A slight complication is that in this 2nd case we have to wait twice as long for the next DIF pulse, because Q goes to 0 naturally at the next occasion and doesn't cause a DIF pulse until it tries to go to 1 again. I was worried that this variable clocking would not permit lock, so I wrote a spreadsheet simulation which showed that it does work. I wasn't able in my mind to decide that, I had to prove it "experimentally" in the spreadsheet (see result, right).

So you can see that between DIF pulses the VFO cycles don't cause a counter reset.

When the VFO alignment is such that it is always 0 on the DIF pulse, the counter will never reset, and the duty cycle at Q will be 50% and it will raise the integrator voltage towards its max 2.5V. Varicap capacitance decreases and the VFO is adjusted upwards.

Conversely if the VFO alignment is such that it is always 1 when the DIF pulse occurs, then the counter will always reset every time, and the duty cycle at Q will be 0% (nearly, but in reality a tiny little bit over 0% due to the time taken to generate the reset pulse). In this case the integrator voltage moves down, capacitance increases and the VFO moves downwards.

The stable situation is when the DIF pulses find the VFO at 1 or 0 such that the Q duty cycle is 25%, which drives the integrator neither up nor down on average over many pulses. (That isn't quite on alternate cycles, because of the twice-as-long thing I described).

The movement of the VFO in always-1 and always-0 situations is such that it moves to the lock point, whereupon the stable condition occurs and we're happy.

And in practice...

...it works just as it should! I wrote the above theoretical explanation before I had time to actually build a real device. There was originally a slight difference, in the way the VFO signal and the differentiator spike were combined. I had used two diodes and a resistor to +5V. This did NOT work, it seemed that in some way the diodes behaved as a charge-pump. Apart from this minor problem, everything worked just as expected.
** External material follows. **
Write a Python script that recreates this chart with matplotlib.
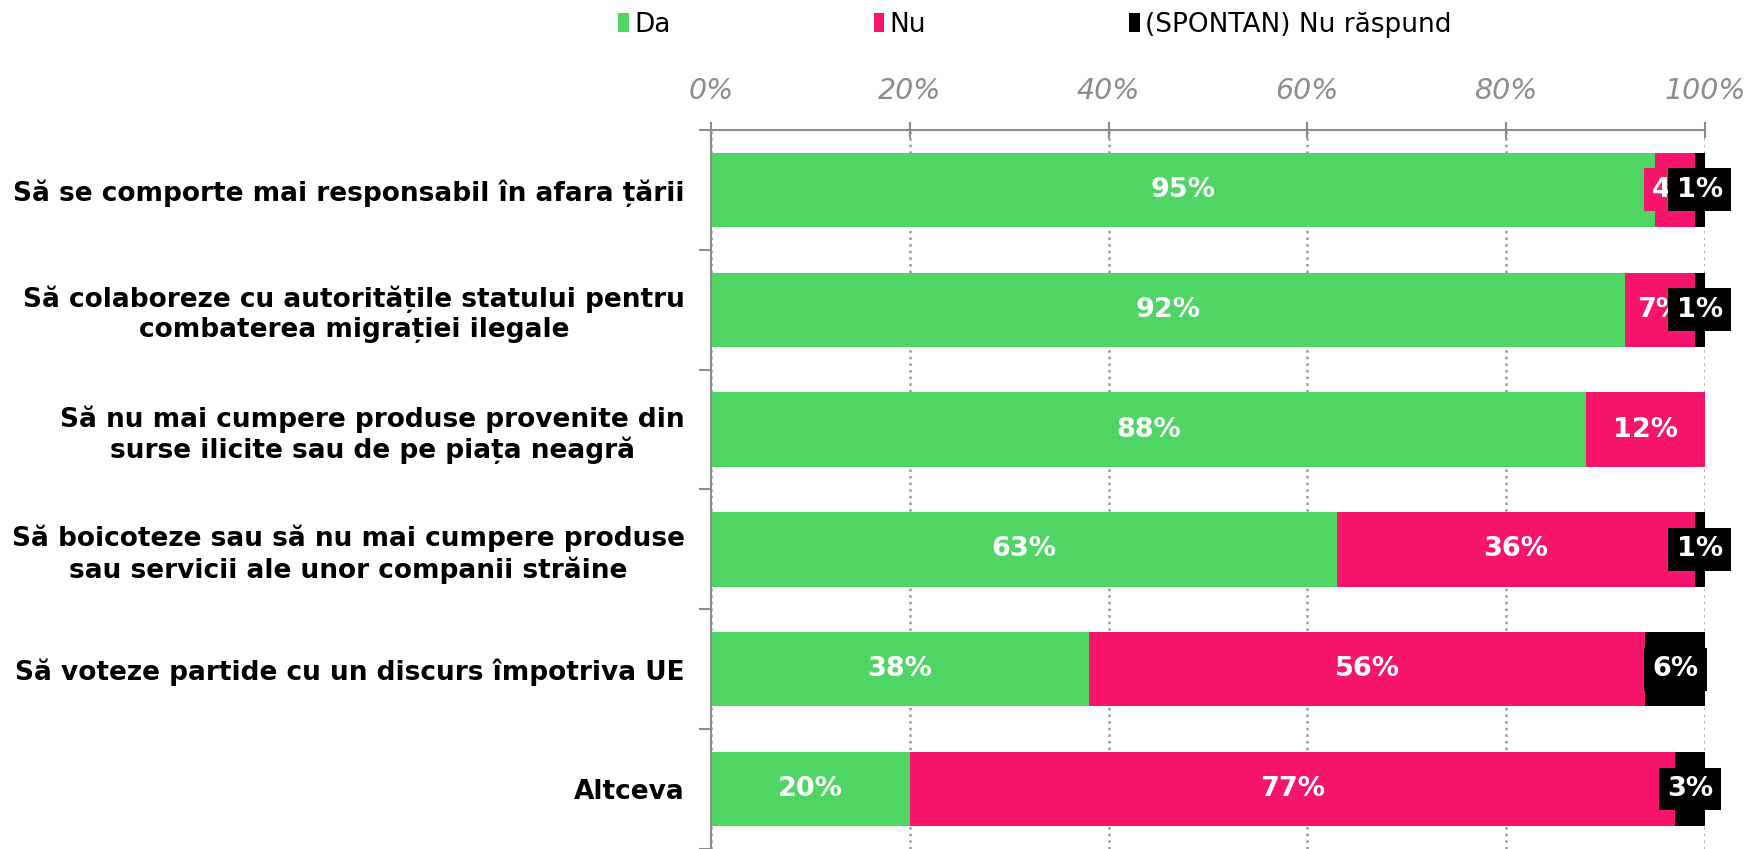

To the right, here's my constructed 1-chip VFO, "ugly" style as for the other projects. The resistor at the bottom left of the picture leads to the VFO signal to be stabilised, while the one leading off the picture at the top left goes to the VFO varicap and applies the correction signal from the integrator.

The stabiliser is less efficient than the previous 2- and 3-chip designs, and I found that it was necessary to increase the frequency lock size to allow a stable lock. The component choices were in some cases very critical, for example the exact balance of resistors in the VFO / Differentiator pulse combiner. The differentiator time constant (22pF and 10K) is also important: it must be made as short as possible while still allowing a lock.

I did find that again, the choice of integrator resistor was reasonably non-critical. It was necessary to decrease the size of the resistor to the varicap from 1M to 470K.

Notice that the two capacitors are no longer equal: now they are 100uF and 220uF. This is because the output of the integrator is now 0 - 2.5V not 0 - 5V as before. Therefore a starting value for the integrator should be somewhere between 0 and 2.5V. This choice of capacitors does achieve this requirement. With this combination, lock is accomplished within a few seconds of switch on.

Again, I personally used a 32.000KHz crystal because I have several to hand. But a common 32.768KHz watch crystal is fine in this application too.

I am still COMPLETELY AMAZED that it is possible to stabilise a VFO, with a SINGLE cheap 74HC-series IC!